───── The data

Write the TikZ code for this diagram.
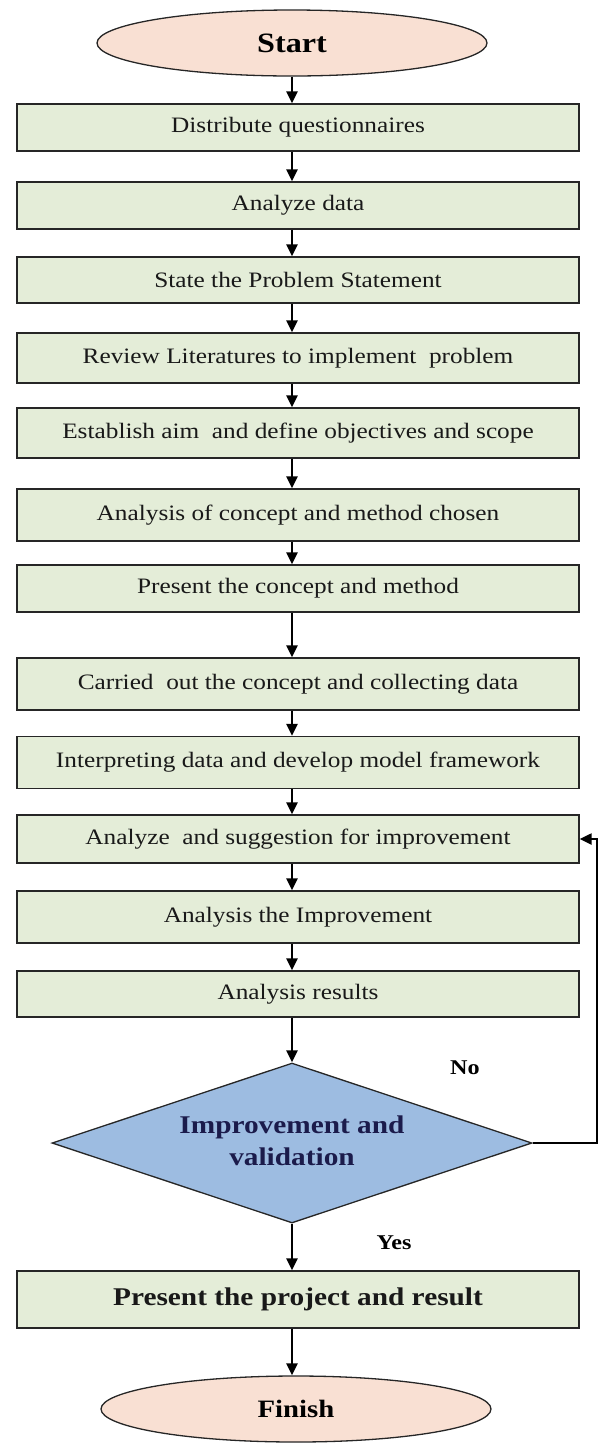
\documentclass[tikz,border=0pt]{standalone}
\usepackage{fontspec}
\setmainfont{Liberation Serif}[FakeStretch=1.15]
\usetikzlibrary{shapes.geometric,arrows.meta}
\definecolor{boxfill}{HTML}{E4EDD8}
\definecolor{ovalfill}{HTML}{F9E0D3}
\definecolor{diafill}{HTML}{9DBCE1}
\definecolor{navy}{HTML}{1B1B4B}
\tikzset{
 stepbox/.style={draw=black!85, line width=1.3pt, fill=boxfill, minimum width=562pt, inner sep=0pt, font=\fontsize{22}{26}\selectfont, text=black!90},
 oval/.style={ellipse, draw=black!85, line width=1.3pt, fill=ovalfill, minimum width=390pt, minimum height=66pt, inner sep=0pt, font=\bfseries\fontsize{26}{30}\selectfont},
 decision/.style={diamond, draw=black!85, line width=1.3pt, fill=diafill, minimum width=480pt, minimum height=160pt, inner sep=0pt},
 diatext/.style={align=center, font=\bfseries\fontsize{25.5}{32}\selectfont, text=navy},
 arr/.style={line width=2.6pt, -{Triangle[width=11pt,length=12pt]}},
 lbl/.style={font=\bfseries\fontsize{21}{24}\selectfont}
}
\begin{document}
\begin{tikzpicture}[x=1pt,y=-1pt]
\useasboundingbox (0,0) rectangle (602,1444);
\coordinate (ax) at (292,0);
\coordinate (fb) at (597,0);
\node[oval, font=\bfseries\fontsize{28}{30}\selectfont] (start) at (292,43) {Start};
\node[stepbox, minimum height=47pt] (b1) at (298,127.5) {Distribute questionnaires};
\node[stepbox, minimum height=47pt] (b2) at (298,205.5) {Analyze data};
\node[stepbox, minimum height=46pt] (b3) at (298,280) {State the Problem Statement};
\node[stepbox, minimum height=50pt] (b4) at (298,358) {Review Literatures to implement\ \ problem};
\node[stepbox, minimum height=50pt] (b5) at (298,433) {Establish aim\ \ and define objectives and scope};
\node[stepbox, minimum height=52pt] (b6) at (298,515) {Analysis of concept and method chosen};
\node[stepbox, minimum height=47pt] (b7) at (298,588.5) {Present the concept and method};
\node[stepbox, minimum height=52pt] (b8) at (298,684) {Carried\ \ out the concept and collecting data};
\node[stepbox, minimum height=52pt] (b9) at (298,762.5) {Interpreting data and develop model framework};
\node[stepbox, minimum height=48pt] (b10) at (298,839) {Analyze\ \ and suggestion for improvement};
\node[stepbox, minimum height=52pt] (b11) at (298,917) {Analysis the Improvement};
\node[stepbox, minimum height=46pt] (b12) at (298,994) {Analysis results};
\node[decision] (dia) at (292,1143) {};
\node[diatext] (diat) at (292,1141) {Improvement and\\validation};
\node[stepbox, minimum height=57pt, font=\bfseries\fontsize{25.5}{30}\selectfont] (b13) at (298,1299.5) {Present the project and result};
\node[oval, font=\bfseries\fontsize{25}{30}\selectfont] (finish) at (296,1409) {Finish};
\node[lbl] (no) at (465,1068) {No};
\node[lbl] (yes) at (394,1243) {Yes};
\draw[arr] (start.south -| ax) -- (b1.north -| ax);
\draw[arr] (b1.south -| ax) -- (b2.north -| ax);
\draw[arr] (b2.south -| ax) -- (b3.north -| ax);
\draw[arr] (b3.south -| ax) -- (b4.north -| ax);
\draw[arr] (b4.south -| ax) -- (b5.north -| ax);
\draw[arr] (b5.south -| ax) -- (b6.north -| ax);
\draw[arr] (b6.south -| ax) -- (b7.north -| ax);
\draw[arr] (b7.south -| ax) -- (b8.north -| ax);
\draw[arr] (b8.south -| ax) -- (b9.north -| ax);
\draw[arr] (b9.south -| ax) -- (b10.north -| ax);
\draw[arr] (b10.south -| ax) -- (b11.north -| ax);
\draw[arr] (b11.south -| ax) -- (b12.north -| ax);
\draw[arr] (b12.south -| ax) -- (dia.north);
\draw[arr] (dia.south) -- (b13.north -| ax);
\draw[arr] (b13.south -| ax) -- (finish.north -| ax);
\draw[arr, line width=2.2pt] (dia.east) -- (dia.east -| fb) -- (fb |- b10.east) -- (b10.east);
\end{tikzpicture}
\end{document}
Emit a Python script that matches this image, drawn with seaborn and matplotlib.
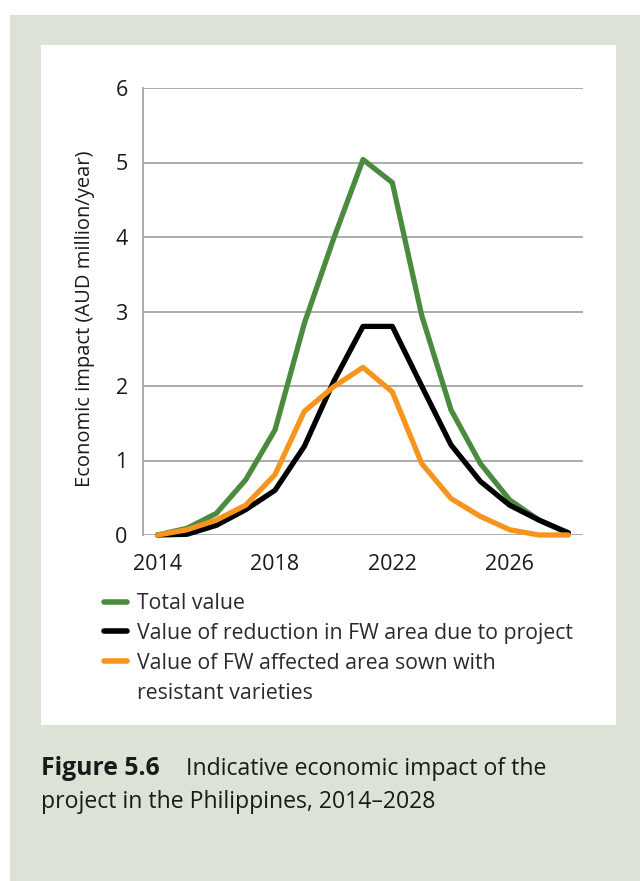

──────────

Goal of the exercise: Quote the preceding records in their entirety, excluding every picture.

The reply:
Write the TikZ code for this diagram.
\documentclass[tikz,border=0pt]{standalone}
\usepackage{fontspec}
\setmainfont{Liberation Serif}[FakeStretch=1.15]
\usetikzlibrary{shapes.geometric,arrows.meta}
\definecolor{boxfill}{HTML}{E4EDD8}
\definecolor{ovalfill}{HTML}{F9E0D3}
\definecolor{diafill}{HTML}{9DBCE1}
\definecolor{navy}{HTML}{1B1B4B}
\tikzset{
 stepbox/.style={draw=black!85, line width=1.3pt, fill=boxfill, minimum width=562pt, inner sep=0pt, font=\fontsize{22}{26}\selectfont, text=black!90},
 oval/.style={ellipse, draw=black!85, line width=1.3pt, fill=ovalfill, minimum width=390pt, minimum height=66pt, inner sep=0pt, font=\bfseries\fontsize{26}{30}\selectfont},
 decision/.style={diamond, draw=black!85, line width=1.3pt, fill=diafill, minimum width=480pt, minimum height=160pt, inner sep=0pt},
 diatext/.style={align=center, font=\bfseries\fontsize{25.5}{32}\selectfont, text=navy},
 arr/.style={line width=2.6pt, -{Triangle[width=11pt,length=12pt]}},
 lbl/.style={font=\bfseries\fontsize{21}{24}\selectfont}
}
\begin{document}
\begin{tikzpicture}[x=1pt,y=-1pt]
\useasboundingbox (0,0) rectangle (602,1444);
\coordinate (ax) at (292,0);
\coordinate (fb) at (597,0);
\node[oval, font=\bfseries\fontsize{28}{30}\selectfont] (start) at (292,43) {Start};
\node[stepbox, minimum height=47pt] (b1) at (298,127.5) {Distribute questionnaires};
\node[stepbox, minimum height=47pt] (b2) at (298,205.5) {Analyze data};
\node[stepbox, minimum height=46pt] (b3) at (298,280) {State the Problem Statement};
\node[stepbox, minimum height=50pt] (b4) at (298,358) {Review Literatures to implement\ \ problem};
\node[stepbox, minimum height=50pt] (b5) at (298,433) {Establish aim\ \ and define objectives and scope};
\node[stepbox, minimum height=52pt] (b6) at (298,515) {Analysis of concept and method chosen};
\node[stepbox, minimum height=47pt] (b7) at (298,588.5) {Present the concept and method};
\node[stepbox, minimum height=52pt] (b8) at (298,684) {Carried\ \ out the concept and collecting data};
\node[stepbox, minimum height=52pt] (b9) at (298,762.5) {Interpreting data and develop model framework};
\node[stepbox, minimum height=48pt] (b10) at (298,839) {Analyze\ \ and suggestion for improvement};
\node[stepbox, minimum height=52pt] (b11) at (298,917) {Analysis the Improvement};
\node[stepbox, minimum height=46pt] (b12) at (298,994) {Analysis results};
\node[decision] (dia) at (292,1143) {};
\node[diatext] (diat) at (292,1141) {Improvement and\\validation};
\node[stepbox, minimum height=57pt, font=\bfseries\fontsize{25.5}{30}\selectfont] (b13) at (298,1299.5) {Present the project and result};
\node[oval, font=\bfseries\fontsize{25}{30}\selectfont] (finish) at (296,1409) {Finish};
\node[lbl] (no) at (465,1068) {No};
\node[lbl] (yes) at (394,1243) {Yes};
\draw[arr] (start.south -| ax) -- (b1.north -| ax);
\draw[arr] (b1.south -| ax) -- (b2.north -| ax);
\draw[arr] (b2.south -| ax) -- (b3.north -| ax);
\draw[arr] (b3.south -| ax) -- (b4.north -| ax);
\draw[arr] (b4.south -| ax) -- (b5.north -| ax);
\draw[arr] (b5.south -| ax) -- (b6.north -| ax);
\draw[arr] (b6.south -| ax) -- (b7.north -| ax);
\draw[arr] (b7.south -| ax) -- (b8.north -| ax);
\draw[arr] (b8.south -| ax) -- (b9.north -| ax);
\draw[arr] (b9.south -| ax) -- (b10.north -| ax);
\draw[arr] (b10.south -| ax) -- (b11.north -| ax);
\draw[arr] (b11.south -| ax) -- (b12.north -| ax);
\draw[arr] (b12.south -| ax) -- (dia.north);
\draw[arr] (dia.south) -- (b13.north -| ax);
\draw[arr] (b13.south -| ax) -- (finish.north -| ax);
\draw[arr, line width=2.2pt] (dia.east) -- (dia.east -| fb) -- (fb |- b10.east) -- (b10.east);
\end{tikzpicture}
\end{document}
Emit a Python script that matches this image, drawn with seaborn and matplotlib.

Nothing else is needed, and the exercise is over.